Note that the construction of $\Omega$ above gives a perfectly good subobject classifier for the category of directed graphs. (In fact, this category is equivalent to the category of functors $AOst \to \mathbf{Set}$ where $AOst$ is the category with two objects $A,O$ generated by two morphisms $s, t : A \to O$, so it is a topos.) Given a subgraph $G'$ of $G$, to get the corresponding morphism $G \to \Omega$, we map objects of $G$ to 1 if they are in $G'$ and to $\emptyset$ otherwise. And for edges in $G$, if the source or target is not in $G'$ then the edge also cannot be in $G'$ and correspondingly, there is exactly one element of the $\operatorname{Hom}_{\Omega}$ set; otherwise, if the source and target are in $G'$, then we send that edge to $A$ if the edge is in $G'$, and to $A_d$ otherwise.

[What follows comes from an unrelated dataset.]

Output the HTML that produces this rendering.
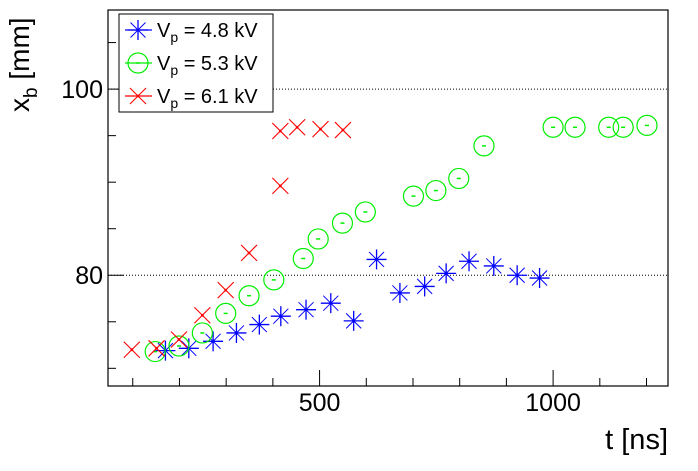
<!DOCTYPE html>
<html><head><meta charset="utf-8"><style>
body{margin:0;background:#fff;}
svg{display:block;font-family:"Liberation Sans",sans-serif;}
</style></head><body>
<svg id="chart" width="698" height="471" viewBox="0 0 698 471" xmlns="http://www.w3.org/2000/svg">
<rect x="0" y="0" width="698" height="471" fill="#fff"/>
<g id="grid"></g>
<g id="marks"></g>
<rect x="108" y="10" width="560" height="376" fill="none" stroke="#000" stroke-width="1.2"/>
<g id="axes"></g>
<text x="668" y="449" font-size="29" text-anchor="end">t [ns]</text>
<text transform="translate(29,112) rotate(-90)" font-size="28">x<tspan font-size="19" dy="8">b</tspan><tspan dy="-8"> [mm]</tspan></text>
<g>
<rect x="119" y="14" width="154" height="98" fill="#fff" stroke="#000" stroke-width="1"/>
<g id="legend-marks"></g>
<text x="157" y="37" font-size="20">V<tspan font-size="14" dy="5">p</tspan><tspan dy="-5"> = 4.8 kV</tspan></text>
<text x="157" y="70" font-size="20">V<tspan font-size="14" dy="5">p</tspan><tspan dy="-5"> = 5.3 kV</tspan></text>
<text x="157" y="103" font-size="20">V<tspan font-size="14" dy="5">p</tspan><tspan dy="-5"> = 6.1 kV</tspan></text>
</g>
</svg>
<script>
const blueT=[170,220,272,322,371,417,471,524,573,622,672,725,771,820,873,923,971];
const blueX=[71.9,72.15,72.9,73.8,74.7,75.6,76.3,77.0,75.1,81.7,78.1,78.8,80.2,81.5,81.0,80.0,79.7];
const greenT=[148,199,249,299,349,402,465,497,549,598,701,749,798,852,1000,1047,1119,1150,1201];
const greenX=[71.8,72.4,73.8,75.9,77.8,79.5,81.8,83.9,85.6,86.8,88.5,89.1,90.4,93.9,95.9,95.9,95.9,95.9,96.1];
const redT=[98,151,199,249,299,349,416,416,452,502,550];
const redX=[72.0,72.15,73.1,75.7,78.4,82.4,89.6,95.5,95.9,95.7,95.6];
const xTicksMajor=[500,1000];
const xTicksMinor=[100,200,300,400,500,600,700,800,900,1000,1100,1200];
const yTicksMajor=[80,100];
const yTicksMinor=[70,75,80,85,90,95,100,105];

const X0=108,X1=668,Y0=386,Y1=10,TMIN=47,TMAX=1246,XMIN=68.1,XMAX=108.5;
const sx=t=>X0+(t-TMIN)/(TMAX-TMIN)*(X1-X0);
const sy=v=>Y0-(v-XMIN)/(XMAX-XMIN)*(Y0-Y1);
const NS="http://www.w3.org/2000/svg";
function mk(tag,attrs,parent){const e=document.createElementNS(NS,tag);for(const k in attrs)e.setAttribute(k,attrs[k]);parent.appendChild(e);return e;}
const grid=document.getElementById('grid'),axes=document.getElementById('axes'),marks=document.getElementById('marks'),lg=document.getElementById('legend-marks');

yTicksMajor.forEach(v=>{
  const l=mk('line',{x1:X0,x2:X1,y1:sy(v),y2:sy(v),stroke:'#000','stroke-width':1,'stroke-dasharray':'1 2'},grid);
  
  
  const t=mk('text',{x:103,y:sy(v)+9,'font-size':25,'text-anchor':'end'},axes);
  t.textContent=v;
  
  
});
yTicksMinor.forEach(v=>{
  const big=yTicksMajor.includes(v);
  const l=mk('line',{x1:X0,x2:X0+(big?16:8),y1:sy(v),y2:sy(v),stroke:'#000','stroke-width':1},axes);
  
  
});
xTicksMinor.forEach(v=>{
  const big=xTicksMajor.includes(v);
  const l=mk('line',{x1:sx(v),x2:sx(v),y1:Y0,y2:Y0-(big?16:8),stroke:'#000','stroke-width':1},axes);
  
  
});
xTicksMajor.forEach(v=>{
  const t=mk('text',{x:sx(v),y:411,'font-size':25,'text-anchor':'middle'},axes);
  t.textContent=v;
  
  
});

function star(g,x,y,c){
  const r=10,d=7.5;
  mk('line',{x1:x-r,x2:x+r,y1:y,y2:y,stroke:c,'stroke-width':1.3},g);
  mk('line',{x1:x,x2:x,y1:y-r,y2:y+r,stroke:c,'stroke-width':1.3},g);
  mk('line',{x1:x-d,x2:x+d,y1:y-d,y2:y+d,stroke:c,'stroke-width':1},g);
  mk('line',{x1:x-d,x2:x+d,y1:y+d,y2:y-d,stroke:c,'stroke-width':1},g);
  mk('circle',{cx:x,cy:y,r:1.6,fill:c},g);
}
function circ(g,x,y,c){
  mk('circle',{cx:x,cy:y,r:10,fill:'none',stroke:c,'stroke-width':1.2},g);
  mk('line',{x1:x-2,x2:x+2,y1:y,y2:y,stroke:c,'stroke-width':1.5},g);
}
function cross(g,x,y,c){
  const d=8;
  mk('line',{x1:x-d,x2:x+d,y1:y-d,y2:y+d,stroke:c,'stroke-width':1.1},g);
  mk('line',{x1:x-d,x2:x+d,y1:y+d,y2:y-d,stroke:c,'stroke-width':1.1},g);
  mk('circle',{cx:x,cy:y,r:1.4,fill:c},g);
}
blueT.forEach((t,i)=>{const g=mk('g',{},marks);
  
  
  star(g,sx(t),sy(blueX[i]),'#0000ff');});
greenT.forEach((t,i)=>{const g=mk('g',{},marks);
  
  
  circ(g,sx(t),sy(greenX[i]),'#00ee00');});
redT.forEach((t,i)=>{const g=mk('g',{},marks);
  
  
  cross(g,sx(t),sy(redX[i]),'#ff0000');});

const l1=mk('g',{},lg);
mk('line',{x1:125,x2:152,y1:30,y2:30,stroke:'#0000ff','stroke-width':1.2},l1);star(l1,138,30,'#0000ff');
const l2=mk('g',{},lg);
mk('line',{x1:125,x2:152,y1:63,y2:63,stroke:'#00ee00','stroke-width':1.2},l2);circ(l2,138,63,'#00ee00');
const l3=mk('g',{},lg);
mk('line',{x1:125,x2:152,y1:96,y2:96,stroke:'#ff0000','stroke-width':1.2},l3);cross(l3,138,96,'#ff0000');
</script>
</body></html>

What the argument above says is essentially: if we try to extend this to categories, then the problem we get is that if neither $f$ nor $g$ is in the subcategory and neither is the common target of $f$ and source of $g$, but the source of $f$ and the target of $g$ are, then that is not enough information to determine whether $g \circ f$ is in the subcategory. However, if there were a subcategory classifier $\Omega$, it would end up having to agree with the subgraph classfier at the graph level, and then the composition law within that $\Omega$ would have to determine that $g \circ f$ is either always in the subcategory or never in it. (And we could make a similar argument for the case where the common target of $f$ and source of $g$ is in the subcategory.)